Like many people who one day dream of buying their own house, I am currently enrolled on a painful mission to build my credit rating. The prize for taking part in this futile exercise is an opportunity to stand in front of a feckless automaton and beg for their generosity.
Thanks to a long held aversion to banking staff, I like to pride myself on being debt free. I have no overdraft, no credit card, and no outstanding monthly payments. For all intents and purposes, I am a pretty good bet. Sadly, in the financial world, where recklessness is rewarded with a bonus the size of Britain's GDP (or perhaps it was Britain's GDP?), the ability to spend less money than you earn highlights yourself as a potential threat. In the soulless eyes of a mortgage lender, the kind of man who shuns the shark like advances of a credit card company, is the kind of man who, when lent a large sum of money, will tear off the straitjacket of fiscal prudence and run wildly into the woods with their new found wealth. As a result of this, I recently found myself applying for a credit card with Natwest Plc.
Natwest, as the adverts assure you, is a "helpful bank." Should you have a large sum of money that you wish to deposit, they will bend over backwards to ensure that you receive the least possible return (I highly recommend their First Reserve Savings Account that promises a staggering 0.10% interest on your deposits). When it comes to granting you the privilege of slipping a shiny new credit card into your wallet however, the service you receive will fall far short of, "helpful."

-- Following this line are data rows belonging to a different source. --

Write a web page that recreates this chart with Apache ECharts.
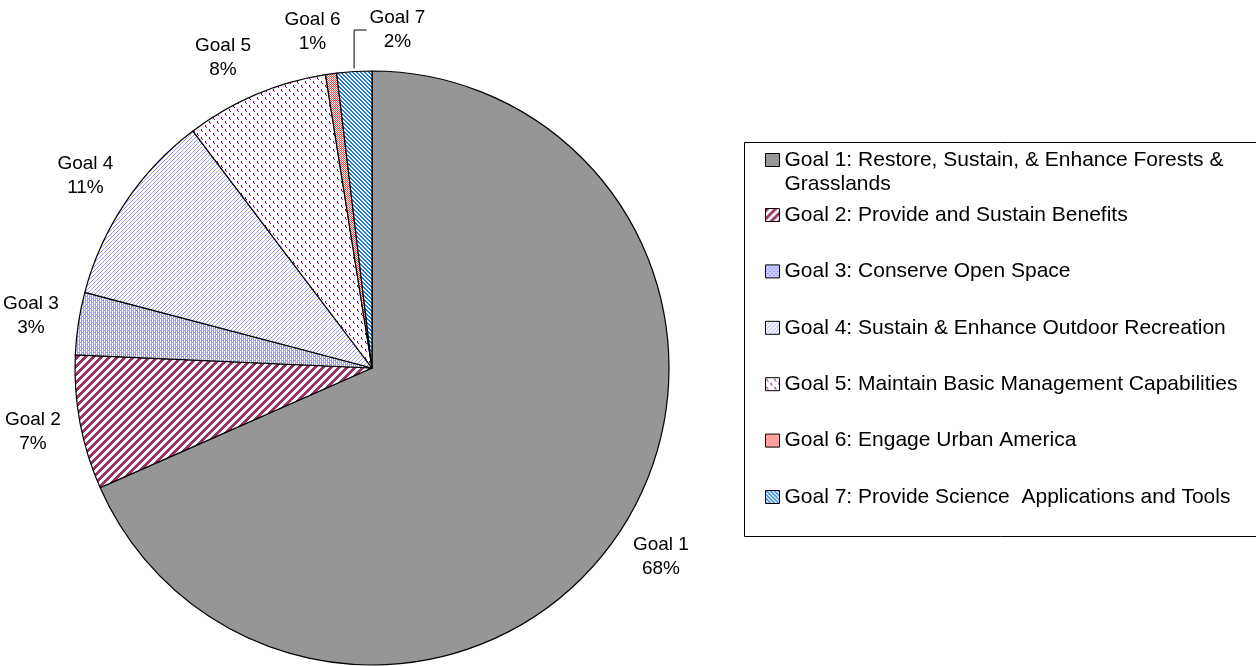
<!DOCTYPE html>
<html>
<head>
<meta charset="utf-8">
<script src="https://cdn.jsdelivr.net/npm/echarts@6/dist/echarts.min.js"></script>
<style>
html,body{margin:0;padding:0;background:#fff;}
#chart{width:1256px;height:666px;}
</style>
</head>
<body>
<div id="chart"></div>
<script>
// ---- data ----
var shortNames = ['Goal 1', 'Goal 2', 'Goal 3', 'Goal 4', 'Goal 5', 'Goal 6', 'Goal 7'];
var legendNames = [
  'Goal 1: Restore, Sustain, & Enhance Forests & Grasslands',
  'Goal 2: Provide and Sustain Benefits',
  'Goal 3: Conserve Open Space',
  'Goal 4: Sustain & Enhance Outdoor Recreation',
  'Goal 5: Maintain Basic Management Capabilities',
  'Goal 6: Engage Urban America',
  'Goal 7: Provide Science  Applications and Tools'
];
var values = [68.4, 7.3, 3.4, 10.6, 7.8, 0.6, 1.9];

// ---- layout constants ----
var CX = 372, CY = 368, R = 297, LABEL_R = 342;
var FONT = '"Liberation Sans", Arial, sans-serif';
// label nudges (Excel-style collision avoidance near the top)
var labelShift = { 4: [-14, 7], 5: [-12, 5], 6: [46, 6] };

// ---- fill patterns ----
function tile(size, color, test) {
  var c = document.createElement('canvas');
  c.width = size; c.height = size;
  var g = c.getContext('2d');
  g.fillStyle = '#fff'; g.fillRect(0, 0, size, size);
  g.fillStyle = color;
  for (var y = 0; y < size; y++) for (var x = 0; x < size; x++) {
    if (test(x, y)) g.fillRect(x, y, 1, 1);
  }
  return { image: c, repeat: 'repeat' };
}
var fills = [
  '#969696',
  tile(8, '#993366', function (x, y) { return ((x + y) % 8) < 4; }),
  tile(4, '#9999FF', function (x, y) { return !((x % 4 === 0 && y % 4 === 0) || (x % 4 === 2 && y % 4 === 2)) && ((x + y) % 2 === 0 || (x % 2 === 1 && y % 2 === 0)); }),
  tile(4, '#9999FF', function (x, y) { return ((x + y) % 4) === 0; }),
  tile(8, '#800080', function (x, y) { return (x === 1 && (y === 1 || y === 2)) || (x === 2 && y === 3) || (x === 5 && (y === 5 || y === 6)) || (x === 6 && y === 7); }),
  tile(2, '#FF4040', function (x, y) { return ((x + y) % 2) === 0; }),
  tile(4, '#1F7BD8', function (x, y) { return ((x - y + 8) % 4) < 2; })
];

var pieData = values.map(function (v, i) {
  return { name: legendNames[i], value: v, itemStyle: { color: fills[i] } };
});
var labelData = values.map(function (v, i) {
  return { name: shortNames[i], value: v };
});

// Goal 7 leader line, derived from the slice angle and the label placement
var total = values.reduce(function (a, b) { return a + b; }, 0);
var cum = 0;
for (var i = 0; i < 6; i++) cum += values[i];
var midA = (cum + values[6] / 2) / total * 2 * Math.PI;
var mctx = document.createElement('canvas').getContext('2d');
mctx.font = '19px ' + FONT;
var g7w = mctx.measureText(shortNames[6]).width;
var p0x = CX + (R + 3) * Math.sin(midA), p0y = CY - (R + 3) * Math.cos(midA);
var ly = CY - LABEL_R * Math.cos(midA) + labelShift[6][1] - 2.6;
var lx = CX + LABEL_R * Math.sin(midA) + labelShift[6][0] - g7w / 2 - 3;

var chart = echarts.init(document.getElementById('chart'), null, { renderer: 'canvas' });
chart.setOption({
  backgroundColor: '#fff',
  animation: false,
  textStyle: { fontFamily: FONT },
  legend: [
    {
      orient: 'vertical', left: 765, top: 124, padding: 0,
      icon: 'rect', itemWidth: 14, itemHeight: 13,
      itemStyle: { borderColor: '#000', borderWidth: 1 },
      data: [legendNames[0]],
      selectedMode: false,
      formatter: function (n) { return '\n' + n.replace('& Grasslands', '&\nGrasslands'); },
      textStyle: { fontSize: 21, lineHeight: 24, color: '#000', fontFamily: FONT }
    },
    {
      orient: 'vertical', left: 765, top: 203, padding: 0,
      icon: 'rect', itemWidth: 14, itemHeight: 13, itemGap: 32.4,
      itemStyle: { borderColor: '#000', borderWidth: 1 },
      data: legendNames.slice(1),
      selectedMode: false,
      textStyle: { fontSize: 21, lineHeight: 24, color: '#000', fontFamily: FONT }
    }
  ],
  graphic: [
    { type: 'rect', silent: true, z: -1, shape: { x: 744.5, y: 142.5, width: 530, height: 394 },
      style: { fill: 'none', stroke: '#000', lineWidth: 1 } },
    { type: 'polyline', silent: true, shape: { points: [[p0x, p0y], [p0x, ly], [lx, ly]] },
      style: { fill: 'none', stroke: '#000', lineWidth: 1 } }
  ],
  series: [
    {
      type: 'pie', center: [CX, CY], radius: R, startAngle: 90, clockwise: true,
      data: pieData, label: { show: false }, labelLine: { show: false },
      itemStyle: { borderColor: '#000', borderWidth: 1.2 },
      emphasis: { disabled: true }, silent: true
    },
    {
      type: 'pie', center: [CX, CY], radius: [LABEL_R - 22, LABEL_R + 22], startAngle: 90, clockwise: true,
      percentPrecision: 0,
      data: labelData,
      itemStyle: { color: 'rgba(0,0,0,0)', borderWidth: 0 },
      label: { show: true, position: 'inside', formatter: '{b}\n{d}%', color: '#000',
               fontSize: 19, lineHeight: 24, fontFamily: FONT, align: 'center' },
      labelLine: { show: false },
      labelLayout: function (p) {
        var s = labelShift[p.dataIndex];
        return s ? { dx: s[0], dy: s[1] } : {};
      },
      emphasis: { disabled: true }, silent: true
    }
  ]
});
</script>
</body>
</html>
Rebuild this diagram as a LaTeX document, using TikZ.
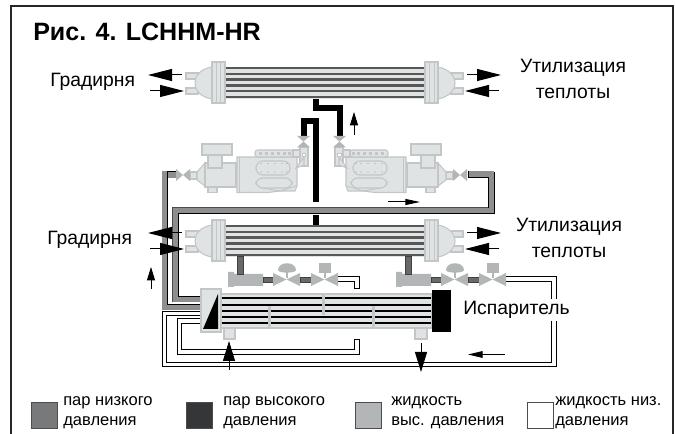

Having applied for a "Savings Accelerator" credit card in store, I naively thought that having passed the credit check, put my signature to the credit agreement, and circled the pound of flesh to remove in the event of an emergency, receiving the credit card itself would be a fairly straightforward affair. Unfortunately, like a bungling collection of circus clowns, Natwest will lose your signed credit agreement and lead you on a wild goose chase through their labyrinth of call centre help-lines (I assume the name “Help-line” is meant as a cruel joke). Once you have spoken to all 300 of their highly trained amoeba, you will be put through to a re-animated cadaver, who will, with the comic timing of an executioner, inform you that they have once again lost your credit agreement. Having had five minutes of frantic techno hold music to calm you down, the cadaver’s ghoulish voice will return to advise you that they, ‘checked with Tracy, and did receive your credit agreement after all.’ Following an eternity of empty promises, the cadaver will assure you that the application has been expedited and will wish you on your merry way.
Following a month of deadly silence, you will once again call to enquire about the whereabouts of your card. When you finally speak to somebody with an IQ higher than a garden snail, they will calmly inform you that the reason you have not received your credit card, is because the application was not entered into the system correctly to begin with. At this point you should fight the urge to ask them why the hell nobody told you about this until now, cancel the application, and vow never ever to involve yourself with Natwest again. Since they must at some point, have received permission to handle large quantities of money, one would hope that they would be more than qualified to look after a signed slip of paper. Based on the service you will receive, you could be forgiven for doubting whether they even have the aptitude to take part in a game of Monopoly. C***ts!